13. Gordon B. Hinckley: [3 Ne. 12:22 – angry with his brother] Anger is not an expression of strength. It is an indication of one’s inability to control his thoughts, words, his emotions. Of course it is easy to get angry. When the weakness of anger takes over, the strength of reason leaves. Cultivate within yourselves the mighty power of self-discipline. Teachings of Gordon B. Hinckley, p. 25.
14. Ed J. Pinegar, K. Douglas Bassett, & Ted L. Earl: [3 Ne. 12:23 – be reconciled to thy brother] Harboring an evil thought injures the person who harbors it more than the man against whom he holds ill feeling. Modern psychology emphasizes that truth. If we would have peace, we should banish our enmity for others. Bearing enmity in our hearts injures us and drives peace from our hearts. Latter-day Commentary on the New Testament, p. 110-11.
15. Elaine Pagels: [3 Ne. 12:31-32 – divorce] Among Jesus’ Jewish contemporaries no one questioned the legitimacy of divorce. The only question was what constituted adequate grounds; and it was this question of grounds, no the legitimacy of divorce as such, that split religious schools into opposing factions. The teacher Shammai, for one, took the conservative position: the only offense serious enough to justify divorce was the wife’s infidelity. Shammai’s opponent Hillel, famous for his liberal judgments, argued instead that a man may divorce his wife for any reason he chooses, “even if she burned his soup!” The well-known teacher Akiba, who agreed with Hillel, added emphatically, “and even if he finds a younger woman more beautiful than she.” Adam, Eve, and the Serpent, pp. 13-14.

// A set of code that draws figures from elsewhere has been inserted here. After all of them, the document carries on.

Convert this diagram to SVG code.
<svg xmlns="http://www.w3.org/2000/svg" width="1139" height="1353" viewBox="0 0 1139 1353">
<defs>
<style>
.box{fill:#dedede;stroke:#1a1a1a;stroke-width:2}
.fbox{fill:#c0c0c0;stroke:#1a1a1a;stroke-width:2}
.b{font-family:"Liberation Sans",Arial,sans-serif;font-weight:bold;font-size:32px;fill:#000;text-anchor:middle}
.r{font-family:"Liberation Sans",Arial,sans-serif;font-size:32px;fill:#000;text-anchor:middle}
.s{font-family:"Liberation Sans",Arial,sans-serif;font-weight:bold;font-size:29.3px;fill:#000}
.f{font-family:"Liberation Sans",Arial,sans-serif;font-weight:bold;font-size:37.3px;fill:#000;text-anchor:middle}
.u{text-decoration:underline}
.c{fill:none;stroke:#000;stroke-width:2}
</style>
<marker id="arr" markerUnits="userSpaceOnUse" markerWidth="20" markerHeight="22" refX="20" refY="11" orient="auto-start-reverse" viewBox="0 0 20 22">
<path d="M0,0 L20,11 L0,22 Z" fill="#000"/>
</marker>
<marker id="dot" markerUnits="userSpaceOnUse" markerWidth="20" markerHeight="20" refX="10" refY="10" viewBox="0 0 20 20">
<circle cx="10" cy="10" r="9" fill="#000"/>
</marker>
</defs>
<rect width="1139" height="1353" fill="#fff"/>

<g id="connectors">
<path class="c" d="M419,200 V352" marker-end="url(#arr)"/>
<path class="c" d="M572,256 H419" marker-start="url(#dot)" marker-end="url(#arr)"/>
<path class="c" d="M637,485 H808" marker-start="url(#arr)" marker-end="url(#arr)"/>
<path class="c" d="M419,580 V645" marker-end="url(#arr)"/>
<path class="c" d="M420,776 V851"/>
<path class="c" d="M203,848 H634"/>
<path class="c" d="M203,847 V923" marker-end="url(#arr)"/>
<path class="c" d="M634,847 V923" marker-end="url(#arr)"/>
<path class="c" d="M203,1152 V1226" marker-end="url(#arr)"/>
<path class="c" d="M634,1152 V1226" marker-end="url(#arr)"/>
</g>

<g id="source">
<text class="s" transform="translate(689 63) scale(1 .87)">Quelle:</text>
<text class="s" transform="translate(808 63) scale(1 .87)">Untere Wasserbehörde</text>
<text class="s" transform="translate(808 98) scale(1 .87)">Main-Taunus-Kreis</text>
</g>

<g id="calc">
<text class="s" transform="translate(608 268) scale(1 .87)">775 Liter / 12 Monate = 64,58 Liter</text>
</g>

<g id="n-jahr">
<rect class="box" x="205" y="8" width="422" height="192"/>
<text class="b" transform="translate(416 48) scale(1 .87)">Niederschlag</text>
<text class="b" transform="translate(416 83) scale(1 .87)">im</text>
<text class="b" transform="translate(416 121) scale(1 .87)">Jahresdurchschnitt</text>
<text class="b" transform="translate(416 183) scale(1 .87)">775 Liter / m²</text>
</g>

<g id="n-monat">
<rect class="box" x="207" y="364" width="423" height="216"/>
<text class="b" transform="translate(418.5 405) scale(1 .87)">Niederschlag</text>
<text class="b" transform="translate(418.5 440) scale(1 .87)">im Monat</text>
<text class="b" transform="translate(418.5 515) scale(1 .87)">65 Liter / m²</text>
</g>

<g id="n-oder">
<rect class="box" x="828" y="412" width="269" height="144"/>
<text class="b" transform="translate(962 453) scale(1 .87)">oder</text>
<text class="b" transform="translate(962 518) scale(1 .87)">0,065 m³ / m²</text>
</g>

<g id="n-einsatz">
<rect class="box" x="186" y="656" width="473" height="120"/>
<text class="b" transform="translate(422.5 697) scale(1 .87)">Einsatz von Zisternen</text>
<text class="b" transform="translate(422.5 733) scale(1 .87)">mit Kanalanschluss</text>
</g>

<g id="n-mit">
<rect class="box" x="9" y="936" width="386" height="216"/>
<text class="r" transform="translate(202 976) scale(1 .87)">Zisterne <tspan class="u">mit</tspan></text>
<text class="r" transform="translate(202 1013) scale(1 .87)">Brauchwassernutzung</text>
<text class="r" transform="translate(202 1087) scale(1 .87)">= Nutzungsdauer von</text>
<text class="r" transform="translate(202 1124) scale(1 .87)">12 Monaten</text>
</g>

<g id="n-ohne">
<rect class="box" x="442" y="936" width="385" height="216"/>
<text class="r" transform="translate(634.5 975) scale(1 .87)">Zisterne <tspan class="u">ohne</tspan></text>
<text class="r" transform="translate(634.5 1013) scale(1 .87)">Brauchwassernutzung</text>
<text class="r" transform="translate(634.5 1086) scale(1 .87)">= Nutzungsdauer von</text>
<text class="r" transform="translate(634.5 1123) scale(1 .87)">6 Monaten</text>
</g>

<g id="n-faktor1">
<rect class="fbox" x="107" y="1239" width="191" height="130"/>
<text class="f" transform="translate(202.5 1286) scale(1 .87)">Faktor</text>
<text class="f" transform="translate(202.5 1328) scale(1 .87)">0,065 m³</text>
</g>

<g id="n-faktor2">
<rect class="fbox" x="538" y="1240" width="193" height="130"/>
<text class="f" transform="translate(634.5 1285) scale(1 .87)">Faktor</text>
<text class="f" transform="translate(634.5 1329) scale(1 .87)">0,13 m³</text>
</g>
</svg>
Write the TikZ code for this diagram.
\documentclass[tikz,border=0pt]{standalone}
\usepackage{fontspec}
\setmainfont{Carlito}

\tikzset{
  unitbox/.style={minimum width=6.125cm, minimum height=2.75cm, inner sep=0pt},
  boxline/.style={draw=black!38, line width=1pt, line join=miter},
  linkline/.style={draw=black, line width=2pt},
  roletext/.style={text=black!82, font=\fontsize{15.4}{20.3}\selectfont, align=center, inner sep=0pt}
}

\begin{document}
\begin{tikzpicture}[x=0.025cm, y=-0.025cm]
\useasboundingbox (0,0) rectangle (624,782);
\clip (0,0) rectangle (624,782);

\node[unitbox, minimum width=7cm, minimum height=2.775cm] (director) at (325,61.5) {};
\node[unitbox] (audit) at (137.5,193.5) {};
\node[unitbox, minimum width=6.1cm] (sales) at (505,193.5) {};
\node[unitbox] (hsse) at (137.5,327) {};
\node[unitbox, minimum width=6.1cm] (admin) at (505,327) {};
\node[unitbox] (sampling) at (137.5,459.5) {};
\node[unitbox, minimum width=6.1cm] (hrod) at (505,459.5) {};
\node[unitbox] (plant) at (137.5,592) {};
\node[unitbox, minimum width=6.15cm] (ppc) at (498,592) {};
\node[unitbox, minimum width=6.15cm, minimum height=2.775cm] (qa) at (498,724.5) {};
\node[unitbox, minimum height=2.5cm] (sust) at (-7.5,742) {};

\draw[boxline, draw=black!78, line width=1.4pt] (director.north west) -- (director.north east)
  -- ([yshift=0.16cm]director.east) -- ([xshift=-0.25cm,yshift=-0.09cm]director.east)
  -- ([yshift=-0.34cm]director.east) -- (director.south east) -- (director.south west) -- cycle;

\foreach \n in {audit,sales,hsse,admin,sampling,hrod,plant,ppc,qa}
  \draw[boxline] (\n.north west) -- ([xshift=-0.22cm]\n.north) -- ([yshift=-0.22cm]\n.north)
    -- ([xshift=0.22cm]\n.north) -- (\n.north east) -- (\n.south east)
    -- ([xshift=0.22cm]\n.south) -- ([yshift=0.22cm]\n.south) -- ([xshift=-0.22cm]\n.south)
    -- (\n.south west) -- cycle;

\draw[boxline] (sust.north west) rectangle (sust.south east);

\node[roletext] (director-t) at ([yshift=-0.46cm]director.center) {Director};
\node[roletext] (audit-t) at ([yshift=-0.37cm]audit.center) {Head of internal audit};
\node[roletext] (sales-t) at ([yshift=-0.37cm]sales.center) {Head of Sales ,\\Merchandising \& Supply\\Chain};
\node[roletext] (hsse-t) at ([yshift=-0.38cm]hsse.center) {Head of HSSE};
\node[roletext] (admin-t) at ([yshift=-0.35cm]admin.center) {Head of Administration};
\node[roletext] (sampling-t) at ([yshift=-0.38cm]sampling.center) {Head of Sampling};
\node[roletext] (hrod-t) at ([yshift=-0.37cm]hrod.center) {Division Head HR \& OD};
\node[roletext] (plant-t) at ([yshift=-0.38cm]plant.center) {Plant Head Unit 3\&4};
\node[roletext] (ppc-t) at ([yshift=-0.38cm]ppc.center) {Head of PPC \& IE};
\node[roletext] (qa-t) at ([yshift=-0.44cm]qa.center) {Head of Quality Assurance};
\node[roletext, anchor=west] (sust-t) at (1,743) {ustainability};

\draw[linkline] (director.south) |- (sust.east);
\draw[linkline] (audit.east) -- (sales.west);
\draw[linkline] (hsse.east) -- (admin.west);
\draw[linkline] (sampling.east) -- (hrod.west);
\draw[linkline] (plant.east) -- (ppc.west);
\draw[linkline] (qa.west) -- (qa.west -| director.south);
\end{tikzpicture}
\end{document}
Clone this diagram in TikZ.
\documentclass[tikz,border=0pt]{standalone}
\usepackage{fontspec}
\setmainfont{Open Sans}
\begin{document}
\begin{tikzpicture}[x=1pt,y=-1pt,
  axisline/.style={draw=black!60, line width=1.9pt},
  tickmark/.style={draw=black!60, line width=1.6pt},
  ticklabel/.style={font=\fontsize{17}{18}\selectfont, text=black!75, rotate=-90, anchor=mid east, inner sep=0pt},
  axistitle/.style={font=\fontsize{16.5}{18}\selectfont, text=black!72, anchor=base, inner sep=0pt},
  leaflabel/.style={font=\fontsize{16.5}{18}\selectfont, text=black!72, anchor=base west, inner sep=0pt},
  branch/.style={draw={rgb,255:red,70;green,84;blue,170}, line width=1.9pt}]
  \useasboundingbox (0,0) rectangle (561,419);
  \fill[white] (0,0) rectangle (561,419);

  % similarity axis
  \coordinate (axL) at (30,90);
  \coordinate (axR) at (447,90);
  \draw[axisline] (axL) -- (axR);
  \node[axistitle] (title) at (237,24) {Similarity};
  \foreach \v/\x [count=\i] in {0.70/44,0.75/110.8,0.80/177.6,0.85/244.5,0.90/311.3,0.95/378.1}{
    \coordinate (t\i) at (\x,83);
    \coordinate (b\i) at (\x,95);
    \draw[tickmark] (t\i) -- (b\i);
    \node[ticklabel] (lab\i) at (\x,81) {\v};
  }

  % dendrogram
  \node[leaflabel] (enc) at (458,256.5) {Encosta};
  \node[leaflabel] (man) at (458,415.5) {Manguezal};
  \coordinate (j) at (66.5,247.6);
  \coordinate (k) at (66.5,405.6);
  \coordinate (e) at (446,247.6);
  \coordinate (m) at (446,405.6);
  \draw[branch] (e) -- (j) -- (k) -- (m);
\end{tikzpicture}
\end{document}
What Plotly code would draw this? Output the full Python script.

16. Gordon B. Hinckley: Never forget that it was you who selected your companion. It was you who felt that there was no one else in all the world quite like her. It was you who wished to have her forever. But in too many cases the image of the temple experience fades. A lustful desire may be the cause. Faultfinding replaces praise. When we look for the worst in anyone, we will find it. But if we concentrate on the best, that element will grow until it sparkles. Gen. Conference, April 2003.
17. Bryon R. Merrill: [3 Ne. 12:27-30 – adultery in your heart] Not committing adultery would bring one to a terrestrial plateau; but only by eradicating lust could one come to harmony with celestial law. Book of Mormon: 4 Nephi – Moroni, From Zion to Destruction, p. 171.
18. Neal A. Maxwell: [3 Ne. 12:30 – take up your cross] Given the array of temptations “common to man,” the best way of denying them is by giving them “no heed,” by turning them away decisively at the doorstep of the mind. Otherwise, if we entertain temptations, very soon they begin entertaining us! Whom the Lord Loveth, pp. 29-30.
19. David B. Haight: [3 Ne. 12:43 – love your enemy] Besides loving God, we are commanded to do what to many is a more difficult commandment – to love all, even our enemies, and to go beyond the barriers of race or class or family relationships. It is easier, of course, to be kind to those who are kind to us – the usual standard of friendly reciprocity. … Whom would you bar from your circle? We might deny ourselves a nearness to our Savior because of our prejudices …, attitudes that Christ would surely condemn. Love has no boundary, no limitation of good will. Gen. Conference, Oct. 1982.
20. Glenn I. Latham: Abraham Lincoln was criticized by one of his associates because he went out of his way to make friends of his enemies. His associates asked President Lincoln, “Why don’t you destroy your enemies rather than make friends of them?” Lincoln answered, “Don’t I destroy my enemies when I make friends of them?” Christlike Parenting, p. 79.